I want to share it with him; this quiet, ordinary thing that feels like home.

The realisation hits me so suddenly, it’s like I’ve been slapped.

I want to share something real with him.

Which is insane. Because this whole thing between us, whatever it is, just isn’t real. It’s all built on lies and strategy and optics.

Still, as the plane dips lower, the clouds thinning into a wash of blue and gold, I can’t shake the image I’ve conjured of Asher laughing in that little bakery, sugar on his thumb, sunlight in his hair.

When we land, the ground staff at the airport staff usher us through a private terminal and before long, we’re sliding into the back of a glossy black car with tinted windows and emblazoned with the signature Vouvalis V.

The drive winds us through pine forests and sleepy lakeside villages.

It’s picturesque. Stunning, really. I wish we had more time here, but we’ve only got forty-eight hours.

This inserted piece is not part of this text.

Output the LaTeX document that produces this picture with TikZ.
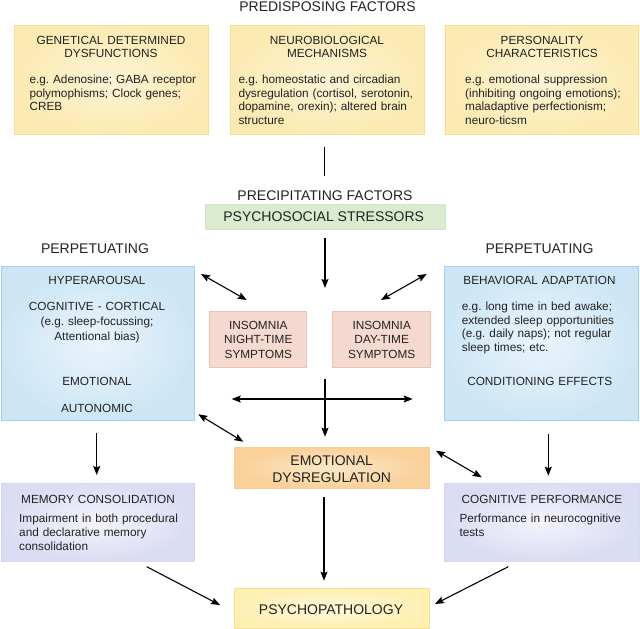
\documentclass[tikz,border=0pt]{standalone}
\usepackage{fontspec}
\setmainfont{Liberation Sans}
\frenchspacing
\usetikzlibrary{arrows.meta}
\definecolor{txt}{HTML}{222222}
\definecolor{yelF}{HTML}{FCEAB2}\definecolor{yelI}{HTML}{FDF4D6}\definecolor{yelD}{HTML}{F7DE92}
\definecolor{bluF}{HTML}{CDE6F6}\definecolor{bluI}{HTML}{EAF4FB}\definecolor{bluD}{HTML}{A6D1EE}
\definecolor{pnkF}{HTML}{F5D8CE}\definecolor{pnkD}{HTML}{EDC2B5}
\definecolor{grnF}{HTML}{DAEBD0}\definecolor{grnD}{HTML}{D0E6C4}
\definecolor{orgF}{HTML}{F9D199}\definecolor{orgI}{HTML}{FCE7C6}\definecolor{orgD}{HTML}{F8CD8E}
\definecolor{purF}{HTML}{DADCF3}\definecolor{purI}{HTML}{F4F4FC}\definecolor{purD}{HTML}{D5D8F0}
\definecolor{psyF}{HTML}{FEEFB2}\definecolor{psyI}{HTML}{FFF8DA}\definecolor{psyD}{HTML}{F7DF8D}
\tikzset{
  box/.style={rectangle, inner sep=0pt, line width=0.8pt},
  yelbox/.style={box, draw=yelD, inner color=yelI, outer color=yelF},
  blubox/.style={box, draw=bluD, inner color=bluI, outer color=bluF},
  pnkbox/.style={box, draw=pnkD, fill=pnkF},
  grnbox/.style={box, draw=grnD, fill=grnF},
  orgbox/.style={box, draw=orgD, inner color=orgI, outer color=orgF},
  purbox/.style={box, draw=purD, inner color=purI, outer color=purF},
  psybox/.style={box, draw=psyD, inner color=psyI, outer color=psyF},
  sm/.style={font=\fontsize{11.8}{13.8}\selectfont, text=txt, inner sep=0pt},
  bg/.style={font=\fontsize{14}{16.7}\selectfont, text=txt, inner sep=0pt},
  ctr/.style={anchor=base, text width=196pt, align=center},
  lft/.style={anchor=base west, text width=200pt, align=left},
  conn/.style={line width=1.1pt, black},
  >={Stealth[length=9pt,width=7pt,inset=1.5pt]}
}
\begin{document}
\begin{tikzpicture}[x=1pt,y=-1pt]
\useasboundingbox (0,0) rectangle (640,629);
% boxes
\node[yelbox, minimum width=194pt, minimum height=109pt] (g1) at (111,79.5) {};
\node[yelbox, minimum width=194pt, minimum height=109pt] (g2) at (327,79.5) {};
\node[yelbox, minimum width=193pt, minimum height=109pt] (g3) at (542,79.5) {};
\node[grnbox, minimum width=240pt, minimum height=25pt] (stress) at (325,216.8) {};
\node[blubox, minimum width=193pt, minimum height=154pt] (bl) at (97.5,343) {};
\node[blubox, minimum width=194pt, minimum height=154pt] (br) at (541,343) {};
\node[pnkbox, minimum width=97.7pt, minimum height=56pt] (night) at (257.9,339.7) {};
\node[pnkbox, minimum width=97.7pt, minimum height=56pt] (day) at (381.2,339.7) {};
\node[orgbox, minimum width=194.7pt, minimum height=41pt] (emo) at (331.7,467.8) {};
\node[purbox, minimum width=193pt, minimum height=78pt] (mem) at (97.5,522) {};
\node[purbox, minimum width=195pt, minimum height=78pt] (cog) at (541.5,522) {};
\node[psybox, minimum width=195pt, minimum height=40pt] (psy) at (331.5,608) {};
% labels
\node[bg, anchor=base] (predis) at (327.5,12) {PREDISPOSING FACTORS};
\node[bg, anchor=base] (precip) at (325,200) {PRECIPITATING FACTORS};
\node[bg, anchor=base] (stresst) at (323.7,221.7) {PSYCHOSOCIAL STRESSORS};
\node[bg, anchor=base] (perpL) at (95,253.3) {PERPETUATING};
\node[bg, anchor=base] (perpR) at (539.5,253.3) {PERPETUATING};
% top boxes text
\node[sm, ctr] (g1t) at (111,44.2) {GENETICAL DETERMINED\\DYSFUNCTIONS};
\node[sm, lft] (g1b) at (29.3,83.2) {e.g. Adenosine; GABA receptor\\polymophisms; Clock genes;\\CREB};
\node[sm, ctr] (g2t) at (327,44.2) {NEUROBIOLOGICAL\\MECHANISMS};
\node[sm, lft] (g2b) at (238.3,83.2) {e.g. homeostatic and circadian\\dysregulation (cortisol, serotonin,\\dopamine, orexin); altered brain\\structure};
\node[sm, ctr] (g3t) at (542,44.2) {PERSONALITY\\CHARACTERISTICS};
\node[sm, lft] (g3b) at (465,83.2) {e.g. emotional suppression\\(inhibiting ongoing emotions);\\maladaptive perfectionism;\\neuro-ticsm};
% left blue
\node[sm, ctr] (blt) at (97,284.7) {HYPERAROUSAL};
\node[sm, ctr, font=\fontsize{11.8}{15.2}\selectfont] (blc) at (97,310.4) {COGNITIVE - CORTICAL\\(e.g. sleep-focussing;\\Attentional bias)};
\node[sm, ctr] (ble) at (97,385.4) {EMOTIONAL};
\node[sm, ctr] (bla) at (97,412.9) {AUTONOMIC};
% right blue
\node[sm, ctr] (brt) at (539.5,284.2) {BEHAVIORAL ADAPTATION};
\node[sm, lft, font=\fontsize{11.8}{13.4}\selectfont] (brb) at (461.7,310.9) {e.g. long time in bed awake;\\extended sleep opportunities\\(e.g. daily naps); not regular\\sleep times; etc.};
\node[sm, ctr] (brc) at (539.7,385.9) {CONDITIONING EFFECTS};
% pink
\node[sm, ctr, font=\fontsize{11.8}{14.3}\selectfont] (nightt) at (258.3,329.5) {INSOMNIA\\NIGHT-TIME\\SYMPTOMS};
\node[sm, ctr, font=\fontsize{11.8}{14.3}\selectfont] (dayt) at (381.7,329.5) {INSOMNIA\\DAY-TIME\\SYMPTOMS};
% emotional, psycho
\node[bg, ctr] (emot) at (331.7,465.3) {EMOTIONAL\\DYSREGULATION};
\node[bg, ctr] (psyt) at (331,614) {PSYCHOPATHOLOGY};
% memory, cognitive
\node[sm, ctr] (memt) at (98,503.2) {MEMORY CONSOLIDATION};
\node[sm, lft, font=\fontsize{11.8}{14}\selectfont] (memb) at (19,522.9) {Impairment in both procedural\\and declarative memory\\consolidation};
\node[sm, ctr] (cogt) at (542,503.2) {COGNITIVE PERFORMANCE};
\node[sm, lft, font=\fontsize{11.8}{14}\selectfont] (cogb) at (459.3,522.9) {Performance in neurocognitive\\tests};
% connector endpoints
\coordinate (t1) at (324.3,146.7); \coordinate (t2) at (324.3,175.7);
\coordinate (s1) at (325,238); \coordinate (s2) at (325,288);
\coordinate (la) at (201,274); \coordinate (lb) at (246.7,300);
\coordinate (ra) at (426.7,274); \coordinate (rb) at (381,300);
\coordinate (ha) at (231.7,399); \coordinate (hb) at (412.7,399);
\coordinate (va) at (325,379); \coordinate (vb) at (325,436.7);
\coordinate (lla) at (198.3,414.3); \coordinate (llb) at (243.3,441.7);
\coordinate (rla) at (436,450.7); \coordinate (rlb) at (481.7,477.3);
\coordinate (dla) at (96.7,433.3); \coordinate (dlb) at (96.7,475);
\coordinate (dra) at (548.3,434.3); \coordinate (drb) at (548.3,475.7);
\coordinate (ea) at (324,496.7); \coordinate (eb) at (324,580.7);
\coordinate (ma) at (146.7,566.7); \coordinate (mb) at (220,605);
\coordinate (ca) at (508.3,566.7); \coordinate (cb) at (435,604);
% connectors
\draw[conn] (t1) -- (t2);
\draw[conn,->] (s1) -- (s2);
\draw[conn,<->] (la) -- (lb);
\draw[conn,<->] (ra) -- (rb);
\draw[conn,<->] (ha) -- (hb);
\draw[conn,->] (va) -- (vb);
\draw[conn,<->] (lla) -- (llb);
\draw[conn,<->] (rla) -- (rlb);
\draw[conn,->] (dla) -- (dlb);
\draw[conn,->] (dra) -- (drb);
\draw[conn,->] (ea) -- (eb);
\draw[conn,->] (ma) -- (mb);
\draw[conn,->] (ca) -- (cb);
\end{tikzpicture}
\end{document}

As we crest the final hill and the hotel grounds come into view, I can’t help but gasp.

Vouvalis Resort locations are always beautiful, but this is on another level.

The building rises from the lakeside like something out of a dream.

Sleek lines of white stone and glass terraces that curve along the water’s edge, sunlight catching on every mirrored surface.

I spy an infinity pool in the near distance that seems to spill straight into the lake.

Cameras flash near the entrance where a cluster of photographers has already gathered to snap the oncoming onslaught of guests for the weekend.

The entranceway is crowded with cars identical to ours, guests snapping photos on their phones and posing for the hired photographers, and cheerful-looking staff dragging around large, expensive suitcases and taking them up to rooms. I shouldn’t be able to find him in a crowd this chaotic, but I do.

He’s standing on the steps, a little way away from the crowd. He looks effortlessly handsome, as per usual.

Navy suit, open collar, the faintest hint of stubble along his jawline. His posture is relaxed, but I can tell by the faint tension in his jaw that he’s not nearly as calm as he looks.

The sight of him hits me harder than I expect. My pulse spikes, my brain short-circuits, and for a second, I think I genuinely forget how to breathe.

And then his eyes find mine through the car window.

A tiny, knowing smile flickers at the corner of his mouth. It’s the kind of smile that simultaneously seems to say thank God you’re here and I remember exactly what you taste like.

I swallow thickly.

Sloane follows my gaze and lets out a low whistle. ‘Like I said, doomed.’